[MLton] experimental release 20051109
Matthew Fluet
fluet@cs.cornell.edu
Tue, 15 Nov 2005 09:52:26 -0500 (EST)
> Since MLton's time profiling works with gcc 2.9x and 3.x, which are
> the most common gcc's around, and {Declare,}ProfileLabel is very
> tricky and dependent on gcc version and platform, I'm reluctant to
> change them just before the release. Also, since gcc 4.x has a new
> requirement for aliasing and requires -fno-tree-ch to work (even with
> new definitions of {Declare,}ProfileLabel), it seems to me like the
> right solution for this release is to not change anything for all
> existing platform/gcc combinations, and to only introduce new
> behaviors when we encounter gcc 4.0.
>
> So, I propose the following two changes
>
> 1. We put tests in main.fun to add -fno-tree-ch if
> (a) we're using gcc 4.x, and
> (b) time profiling is on, and
> (c) the C codegen is being used
>
> 2. Put an #ifdef in c-chunk.h that uses the extern void definition
> of DeclareProfileLabel if gcc version is 4.x (assuming someone has
> verified that that works with gcc 4.x).
>
> Alternatively, we could change nothing, and simply document the
> -fno-tree-ch solution, since, at least for now, the current definition
> of {Declare,}ProfileLabel works with that (unless I've
> misunderstood).
>
> What do people think?
Just to throw some more fuel on the fire, I proposed a simplification of
time profiling back in June:
Finally, and much to the chagrin of those wanting to map source code
onto assembly code, I wonder if we can't simplify time profiling by
associating a currentSourceSeq field in the gc state and having
profile.fun explicitly change the field as appropriate when time
profiling. This would appear to simplify the time profiling, as we
wouldn't need to inspect the PC state, figure out how to grab begin and
end of text segment, etc. That ought to make it easier for new
platforms to support time profiling.
http://mlton.org/pipermail/mlton/2005-June/027131.html
Stephen argued that this would be too intrusive:
> You believe that the move of a constant integer to a known slot in
> the gc state at transitions in the profile graph is too intrusive?

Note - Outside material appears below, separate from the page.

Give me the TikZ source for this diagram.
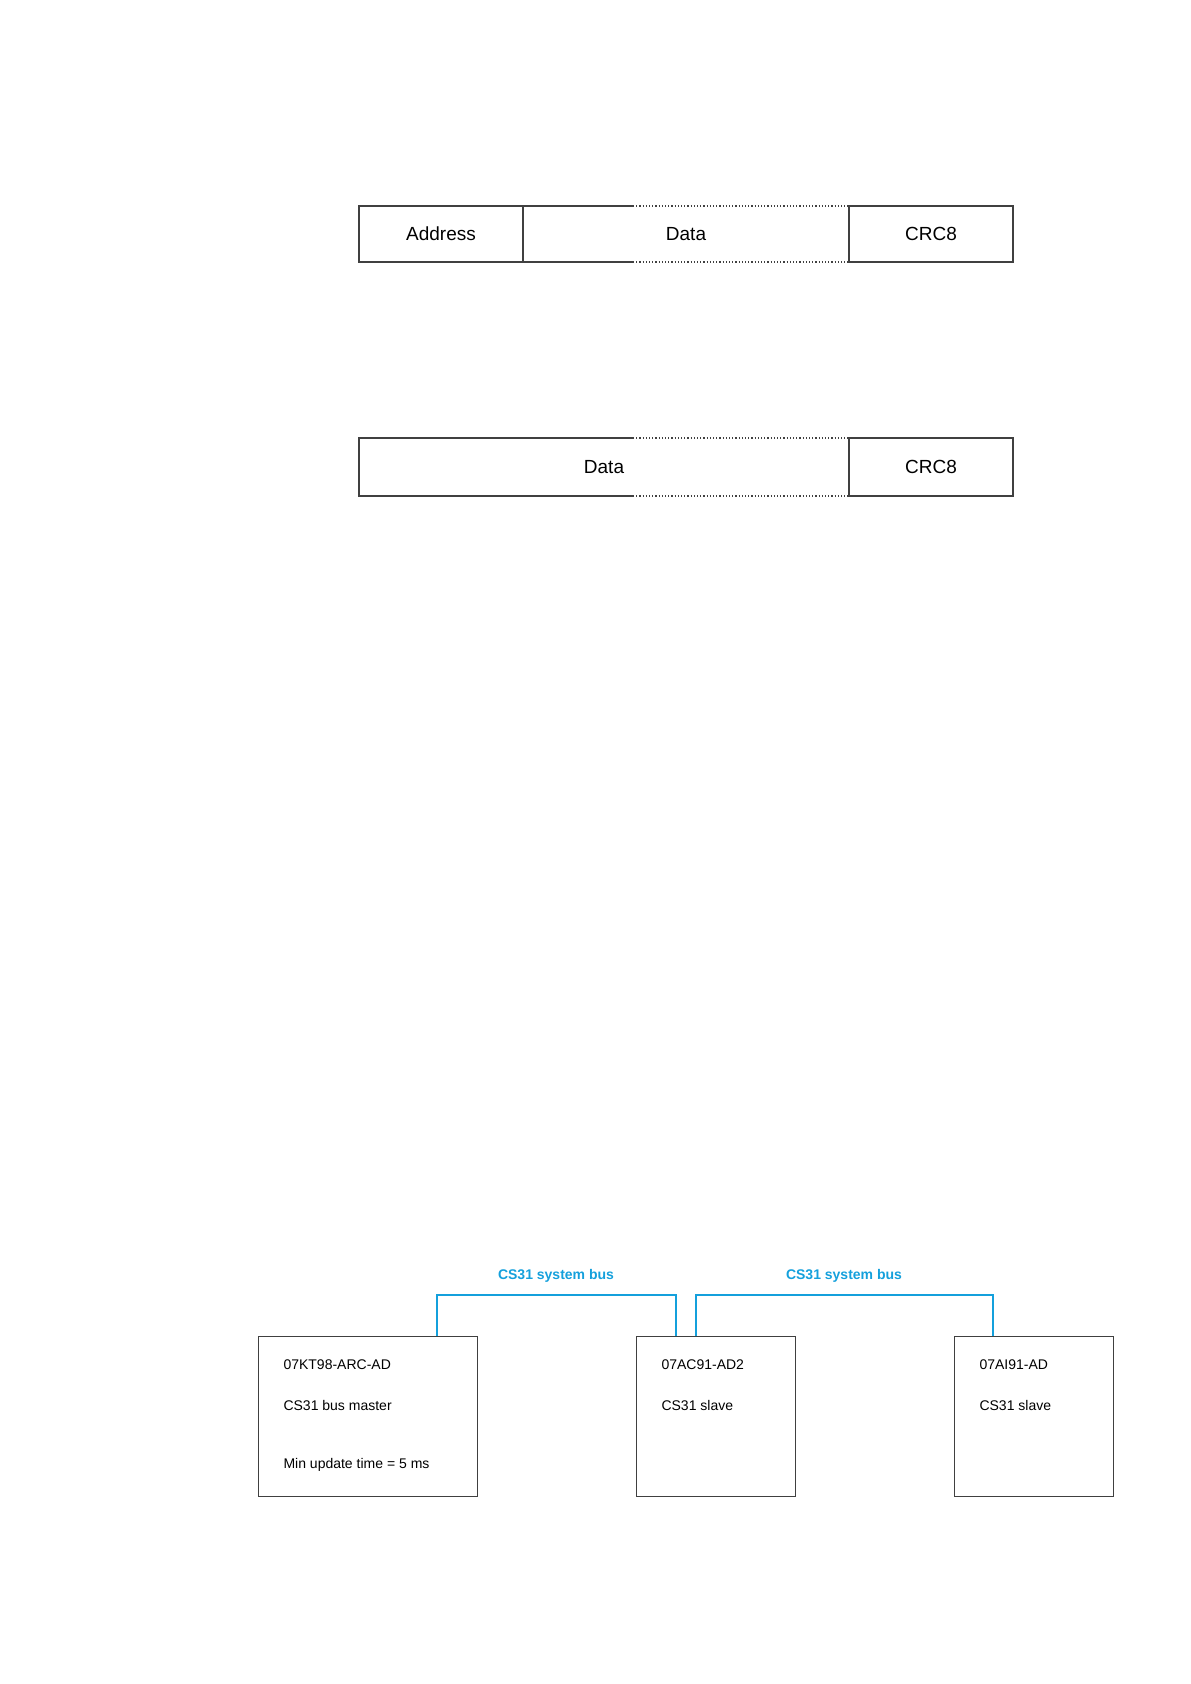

Yes. The point is that it happens all the time, not just at (SSA)
nontail calls, and not just at (SSA) basic block entries. Furthermore,
to implement this portably within MLton, the right place to put it is
at the Machine IL, which means it will interfere with codegen
optimizations too. I bet it'll hurt more than 50% on some benchmarks.
That's a lot of skew.
http://mlton.org/pipermail/mlton/2005-June/027135.html
But, it does have the advantage that it significantly more portable than
trying to inject just the right information into C code in a manner that
isn't corrupted by gcc optimizations. (Also, note that passing
-fno-tree-ch violates Stephen's principle of not interfering with what you
are trying to measure, since we are specifically taking away a gcc
optimization that would otherwise be performed.)
The final benchmarks that I ran weren't great
http://mlton.org/pipermail/mlton/2005-June/027152.html
with more than 50% overhead on 9 benchmarks, though most of these were
very tight loop benchmarks -- which I don't think are the types of
programs that people are likely to be interested in profiling.